▸ Material provided
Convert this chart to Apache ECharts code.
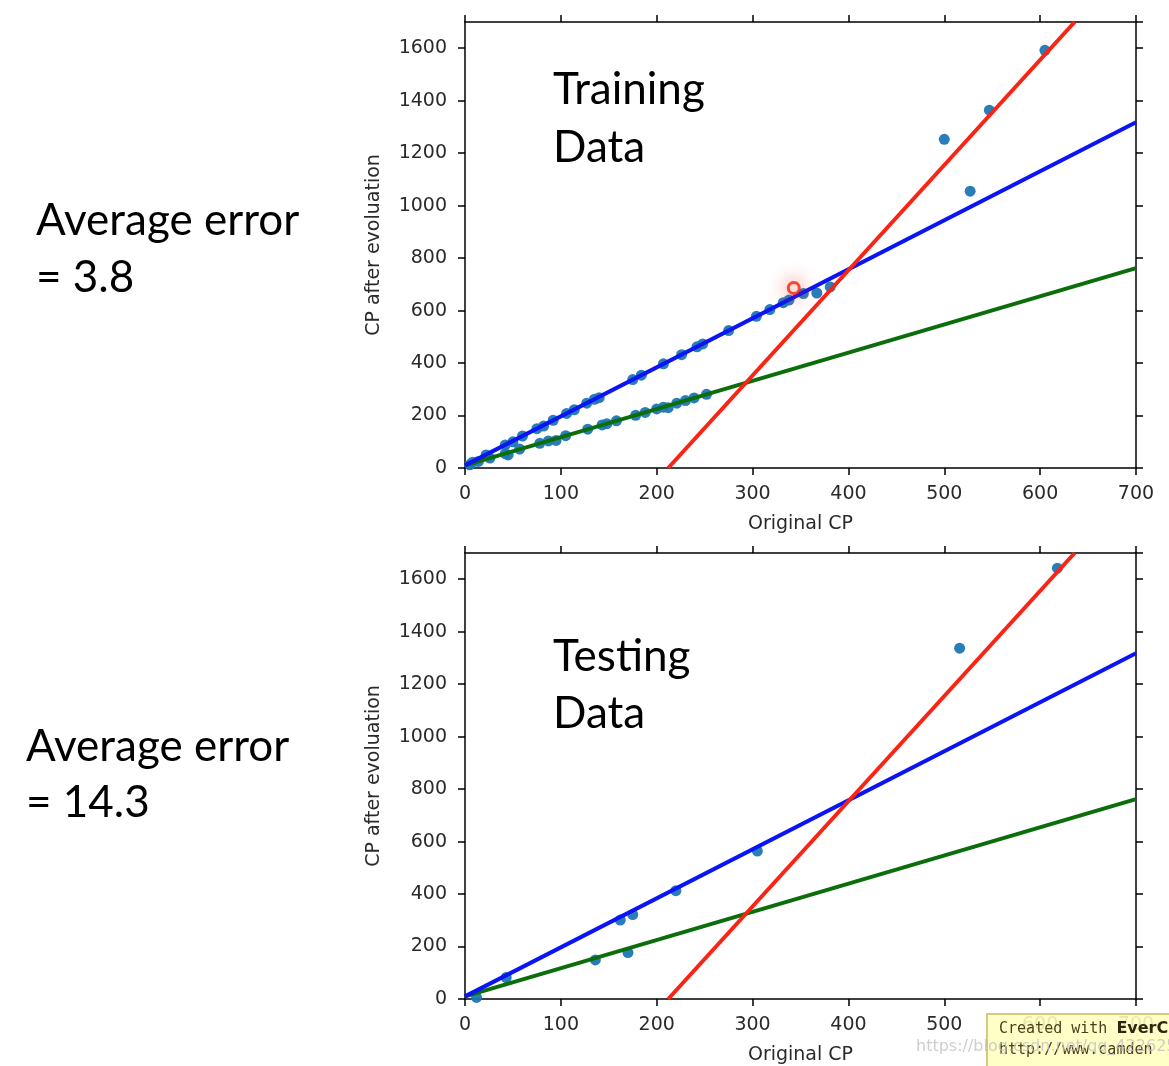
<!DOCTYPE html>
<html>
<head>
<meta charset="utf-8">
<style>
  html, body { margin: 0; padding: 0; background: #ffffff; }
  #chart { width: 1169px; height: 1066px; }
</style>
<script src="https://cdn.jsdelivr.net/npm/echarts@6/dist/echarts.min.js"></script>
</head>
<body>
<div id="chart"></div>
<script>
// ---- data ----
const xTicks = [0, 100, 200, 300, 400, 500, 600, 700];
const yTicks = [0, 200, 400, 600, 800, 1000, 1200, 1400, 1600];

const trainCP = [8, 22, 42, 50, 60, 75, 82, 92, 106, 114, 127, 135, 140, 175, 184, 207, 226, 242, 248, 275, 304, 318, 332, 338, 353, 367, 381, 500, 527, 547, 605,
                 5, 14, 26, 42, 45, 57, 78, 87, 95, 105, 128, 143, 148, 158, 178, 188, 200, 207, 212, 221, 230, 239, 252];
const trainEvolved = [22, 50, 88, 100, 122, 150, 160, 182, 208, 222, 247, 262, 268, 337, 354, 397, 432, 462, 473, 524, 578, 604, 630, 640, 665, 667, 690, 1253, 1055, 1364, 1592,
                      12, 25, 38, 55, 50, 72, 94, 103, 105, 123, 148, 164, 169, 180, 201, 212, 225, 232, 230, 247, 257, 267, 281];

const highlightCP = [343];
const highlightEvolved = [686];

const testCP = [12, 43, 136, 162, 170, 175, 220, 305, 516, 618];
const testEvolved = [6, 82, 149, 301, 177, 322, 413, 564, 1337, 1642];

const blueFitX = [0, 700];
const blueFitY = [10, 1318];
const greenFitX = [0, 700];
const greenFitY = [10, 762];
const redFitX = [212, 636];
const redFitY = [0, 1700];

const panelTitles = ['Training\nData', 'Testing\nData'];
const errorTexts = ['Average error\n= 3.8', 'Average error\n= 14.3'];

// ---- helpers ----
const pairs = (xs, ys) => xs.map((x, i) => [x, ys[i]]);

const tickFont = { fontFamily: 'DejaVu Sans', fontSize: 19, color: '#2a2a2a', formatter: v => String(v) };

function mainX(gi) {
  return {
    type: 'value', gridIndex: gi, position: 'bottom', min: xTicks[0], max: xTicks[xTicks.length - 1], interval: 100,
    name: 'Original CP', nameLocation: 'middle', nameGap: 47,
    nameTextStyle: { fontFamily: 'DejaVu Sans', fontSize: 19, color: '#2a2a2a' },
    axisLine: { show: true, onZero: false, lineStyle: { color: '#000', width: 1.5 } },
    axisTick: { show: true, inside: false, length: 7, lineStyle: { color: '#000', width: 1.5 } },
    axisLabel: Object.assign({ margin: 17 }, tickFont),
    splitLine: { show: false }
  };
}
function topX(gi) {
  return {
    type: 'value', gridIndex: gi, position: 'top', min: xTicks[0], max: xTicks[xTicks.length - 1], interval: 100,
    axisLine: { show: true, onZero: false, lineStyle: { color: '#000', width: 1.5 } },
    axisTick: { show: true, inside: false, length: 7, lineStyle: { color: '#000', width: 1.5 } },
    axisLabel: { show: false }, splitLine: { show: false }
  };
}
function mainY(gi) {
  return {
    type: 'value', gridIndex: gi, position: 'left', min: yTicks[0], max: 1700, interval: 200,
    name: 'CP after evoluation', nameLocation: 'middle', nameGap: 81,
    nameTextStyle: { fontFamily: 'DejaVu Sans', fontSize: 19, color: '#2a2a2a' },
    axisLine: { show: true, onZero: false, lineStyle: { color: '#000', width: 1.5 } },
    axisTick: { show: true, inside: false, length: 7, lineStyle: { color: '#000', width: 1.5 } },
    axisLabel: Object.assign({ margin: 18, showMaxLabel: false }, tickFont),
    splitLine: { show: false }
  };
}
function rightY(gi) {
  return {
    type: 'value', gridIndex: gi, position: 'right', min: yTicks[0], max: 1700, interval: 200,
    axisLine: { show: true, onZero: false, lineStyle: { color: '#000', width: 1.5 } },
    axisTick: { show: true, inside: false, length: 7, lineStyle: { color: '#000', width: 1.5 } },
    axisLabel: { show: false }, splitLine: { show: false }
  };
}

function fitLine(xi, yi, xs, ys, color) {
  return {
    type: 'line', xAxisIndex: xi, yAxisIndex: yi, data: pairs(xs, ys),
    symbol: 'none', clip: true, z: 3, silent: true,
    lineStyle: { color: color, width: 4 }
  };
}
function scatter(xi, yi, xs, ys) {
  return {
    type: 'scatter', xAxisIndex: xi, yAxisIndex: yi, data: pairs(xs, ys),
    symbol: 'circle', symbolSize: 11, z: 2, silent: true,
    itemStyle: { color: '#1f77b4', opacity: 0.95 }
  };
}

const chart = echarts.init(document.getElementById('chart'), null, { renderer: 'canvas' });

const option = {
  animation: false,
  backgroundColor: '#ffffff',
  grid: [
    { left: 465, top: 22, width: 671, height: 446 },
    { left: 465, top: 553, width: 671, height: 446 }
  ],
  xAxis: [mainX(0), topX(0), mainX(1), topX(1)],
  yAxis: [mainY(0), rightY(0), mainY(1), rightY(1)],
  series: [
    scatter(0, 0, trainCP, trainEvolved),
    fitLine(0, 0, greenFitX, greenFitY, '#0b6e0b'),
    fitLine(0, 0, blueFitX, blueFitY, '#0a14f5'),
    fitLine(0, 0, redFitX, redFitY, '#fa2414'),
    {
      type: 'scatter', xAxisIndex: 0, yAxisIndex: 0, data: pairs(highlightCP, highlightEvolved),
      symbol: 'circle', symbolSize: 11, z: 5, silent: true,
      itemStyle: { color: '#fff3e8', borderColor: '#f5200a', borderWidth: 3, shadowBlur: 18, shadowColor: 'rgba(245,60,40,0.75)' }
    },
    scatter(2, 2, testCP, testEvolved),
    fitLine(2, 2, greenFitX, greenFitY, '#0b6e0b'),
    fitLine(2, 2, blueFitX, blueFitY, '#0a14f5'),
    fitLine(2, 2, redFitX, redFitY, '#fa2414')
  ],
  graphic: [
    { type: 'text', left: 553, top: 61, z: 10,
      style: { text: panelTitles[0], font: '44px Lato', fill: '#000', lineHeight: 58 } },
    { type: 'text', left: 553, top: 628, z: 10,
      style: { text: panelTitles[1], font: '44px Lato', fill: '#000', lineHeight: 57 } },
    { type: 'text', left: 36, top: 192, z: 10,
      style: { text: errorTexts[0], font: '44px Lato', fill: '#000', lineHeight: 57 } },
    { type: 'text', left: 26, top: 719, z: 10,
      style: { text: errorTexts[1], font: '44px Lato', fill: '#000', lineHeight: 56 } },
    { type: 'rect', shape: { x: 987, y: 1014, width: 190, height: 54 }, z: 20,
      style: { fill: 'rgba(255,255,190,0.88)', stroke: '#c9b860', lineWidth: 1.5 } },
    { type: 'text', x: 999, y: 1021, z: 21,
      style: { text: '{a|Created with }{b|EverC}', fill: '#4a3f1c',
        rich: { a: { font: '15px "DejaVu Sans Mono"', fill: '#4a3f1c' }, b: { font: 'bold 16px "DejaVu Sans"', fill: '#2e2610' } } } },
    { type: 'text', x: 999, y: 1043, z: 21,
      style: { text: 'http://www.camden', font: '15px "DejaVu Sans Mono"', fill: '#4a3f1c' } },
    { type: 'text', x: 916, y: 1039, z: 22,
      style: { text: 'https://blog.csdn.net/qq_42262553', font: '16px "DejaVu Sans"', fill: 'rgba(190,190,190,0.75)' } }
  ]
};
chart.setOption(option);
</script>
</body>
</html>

▸ Work to complete
All of the lines above should be retyped precisely, apart from the pictures.

▸ Correct result
Convert this chart to Apache ECharts code.
<!DOCTYPE html>
<html>
<head>
<meta charset="utf-8">
<style>
  html, body { margin: 0; padding: 0; background: #ffffff; }
  #chart { width: 1169px; height: 1066px; }
</style>
<script src="https://cdn.jsdelivr.net/npm/echarts@6/dist/echarts.min.js"></script>
</head>
<body>
<div id="chart"></div>
<script>
// ---- data ----
const xTicks = [0, 100, 200, 300, 400, 500, 600, 700];
const yTicks = [0, 200, 400, 600, 800, 1000, 1200, 1400, 1600];

const trainCP = [8, 22, 42, 50, 60, 75, 82, 92, 106, 114, 127, 135, 140, 175, 184, 207, 226, 242, 248, 275, 304, 318, 332, 338, 353, 367, 381, 500, 527, 547, 605,
                 5, 14, 26, 42, 45, 57, 78, 87, 95, 105, 128, 143, 148, 158, 178, 188, 200, 207, 212, 221, 230, 239, 252];
const trainEvolved = [22, 50, 88, 100, 122, 150, 160, 182, 208, 222, 247, 262, 268, 337, 354, 397, 432, 462, 473, 524, 578, 604, 630, 640, 665, 667, 690, 1253, 1055, 1364, 1592,
                      12, 25, 38, 55, 50, 72, 94, 103, 105, 123, 148, 164, 169, 180, 201, 212, 225, 232, 230, 247, 257, 267, 281];

const highlightCP = [343];
const highlightEvolved = [686];

const testCP = [12, 43, 136, 162, 170, 175, 220, 305, 516, 618];
const testEvolved = [6, 82, 149, 301, 177, 322, 413, 564, 1337, 1642];

const blueFitX = [0, 700];
const blueFitY = [10, 1318];
const greenFitX = [0, 700];
const greenFitY = [10, 762];
const redFitX = [212, 636];
const redFitY = [0, 1700];

const panelTitles = ['Training\nData', 'Testing\nData'];
const errorTexts = ['Average error\n= 3.8', 'Average error\n= 14.3'];

// ---- helpers ----
const pairs = (xs, ys) => xs.map((x, i) => [x, ys[i]]);

const tickFont = { fontFamily: 'DejaVu Sans', fontSize: 19, color: '#2a2a2a', formatter: v => String(v) };

function mainX(gi) {
  return {
    type: 'value', gridIndex: gi, position: 'bottom', min: xTicks[0], max: xTicks[xTicks.length - 1], interval: 100,
    name: 'Original CP', nameLocation: 'middle', nameGap: 47,
    nameTextStyle: { fontFamily: 'DejaVu Sans', fontSize: 19, color: '#2a2a2a' },
    axisLine: { show: true, onZero: false, lineStyle: { color: '#000', width: 1.5 } },
    axisTick: { show: true, inside: false, length: 7, lineStyle: { color: '#000', width: 1.5 } },
    axisLabel: Object.assign({ margin: 17 }, tickFont),
    splitLine: { show: false }
  };
}
function topX(gi) {
  return {
    type: 'value', gridIndex: gi, position: 'top', min: xTicks[0], max: xTicks[xTicks.length - 1], interval: 100,
    axisLine: { show: true, onZero: false, lineStyle: { color: '#000', width: 1.5 } },
    axisTick: { show: true, inside: false, length: 7, lineStyle: { color: '#000', width: 1.5 } },
    axisLabel: { show: false }, splitLine: { show: false }
  };
}
function mainY(gi) {
  return {
    type: 'value', gridIndex: gi, position: 'left', min: yTicks[0], max: 1700, interval: 200,
    name: 'CP after evoluation', nameLocation: 'middle', nameGap: 81,
    nameTextStyle: { fontFamily: 'DejaVu Sans', fontSize: 19, color: '#2a2a2a' },
    axisLine: { show: true, onZero: false, lineStyle: { color: '#000', width: 1.5 } },
    axisTick: { show: true, inside: false, length: 7, lineStyle: { color: '#000', width: 1.5 } },
    axisLabel: Object.assign({ margin: 18, showMaxLabel: false }, tickFont),
    splitLine: { show: false }
  };
}
function rightY(gi) {
  return {
    type: 'value', gridIndex: gi, position: 'right', min: yTicks[0], max: 1700, interval: 200,
    axisLine: { show: true, onZero: false, lineStyle: { color: '#000', width: 1.5 } },
    axisTick: { show: true, inside: false, length: 7, lineStyle: { color: '#000', width: 1.5 } },
    axisLabel: { show: false }, splitLine: { show: false }
  };
}

function fitLine(xi, yi, xs, ys, color) {
  return {
    type: 'line', xAxisIndex: xi, yAxisIndex: yi, data: pairs(xs, ys),
    symbol: 'none', clip: true, z: 3, silent: true,
    lineStyle: { color: color, width: 4 }
  };
}
function scatter(xi, yi, xs, ys) {
  return {
    type: 'scatter', xAxisIndex: xi, yAxisIndex: yi, data: pairs(xs, ys),
    symbol: 'circle', symbolSize: 11, z: 2, silent: true,
    itemStyle: { color: '#1f77b4', opacity: 0.95 }
  };
}

const chart = echarts.init(document.getElementById('chart'), null, { renderer: 'canvas' });

const option = {
  animation: false,
  backgroundColor: '#ffffff',
  grid: [
    { left: 465, top: 22, width: 671, height: 446 },
    { left: 465, top: 553, width: 671, height: 446 }
  ],
  xAxis: [mainX(0), topX(0), mainX(1), topX(1)],
  yAxis: [mainY(0), rightY(0), mainY(1), rightY(1)],
  series: [
    scatter(0, 0, trainCP, trainEvolved),
    fitLine(0, 0, greenFitX, greenFitY, '#0b6e0b'),
    fitLine(0, 0, blueFitX, blueFitY, '#0a14f5'),
    fitLine(0, 0, redFitX, redFitY, '#fa2414'),
    {
      type: 'scatter', xAxisIndex: 0, yAxisIndex: 0, data: pairs(highlightCP, highlightEvolved),
      symbol: 'circle', symbolSize: 11, z: 5, silent: true,
      itemStyle: { color: '#fff3e8', borderColor: '#f5200a', borderWidth: 3, shadowBlur: 18, shadowColor: 'rgba(245,60,40,0.75)' }
    },
    scatter(2, 2, testCP, testEvolved),
    fitLine(2, 2, greenFitX, greenFitY, '#0b6e0b'),
    fitLine(2, 2, blueFitX, blueFitY, '#0a14f5'),
    fitLine(2, 2, redFitX, redFitY, '#fa2414')
  ],
  graphic: [
    { type: 'text', left: 553, top: 61, z: 10,
      style: { text: panelTitles[0], font: '44px Lato', fill: '#000', lineHeight: 58 } },
    { type: 'text', left: 553, top: 628, z: 10,
      style: { text: panelTitles[1], font: '44px Lato', fill: '#000', lineHeight: 57 } },
    { type: 'text', left: 36, top: 192, z: 10,
      style: { text: errorTexts[0], font: '44px Lato', fill: '#000', lineHeight: 57 } },
    { type: 'text', left: 26, top: 719, z: 10,
      style: { text: errorTexts[1], font: '44px Lato', fill: '#000', lineHeight: 56 } },
    { type: 'rect', shape: { x: 987, y: 1014, width: 190, height: 54 }, z: 20,
      style: { fill: 'rgba(255,255,190,0.88)', stroke: '#c9b860', lineWidth: 1.5 } },
    { type: 'text', x: 999, y: 1021, z: 21,
      style: { text: '{a|Created with }{b|EverC}', fill: '#4a3f1c',
        rich: { a: { font: '15px "DejaVu Sans Mono"', fill: '#4a3f1c' }, b: { font: 'bold 16px "DejaVu Sans"', fill: '#2e2610' } } } },
    { type: 'text', x: 999, y: 1043, z: 21,
      style: { text: 'http://www.camden', font: '15px "DejaVu Sans Mono"', fill: '#4a3f1c' } },
    { type: 'text', x: 916, y: 1039, z: 22,
      style: { text: 'https://blog.csdn.net/qq_42262553', font: '16px "DejaVu Sans"', fill: 'rgba(190,190,190,0.75)' } }
  ]
};
chart.setOption(option);
</script>
</body>
</html>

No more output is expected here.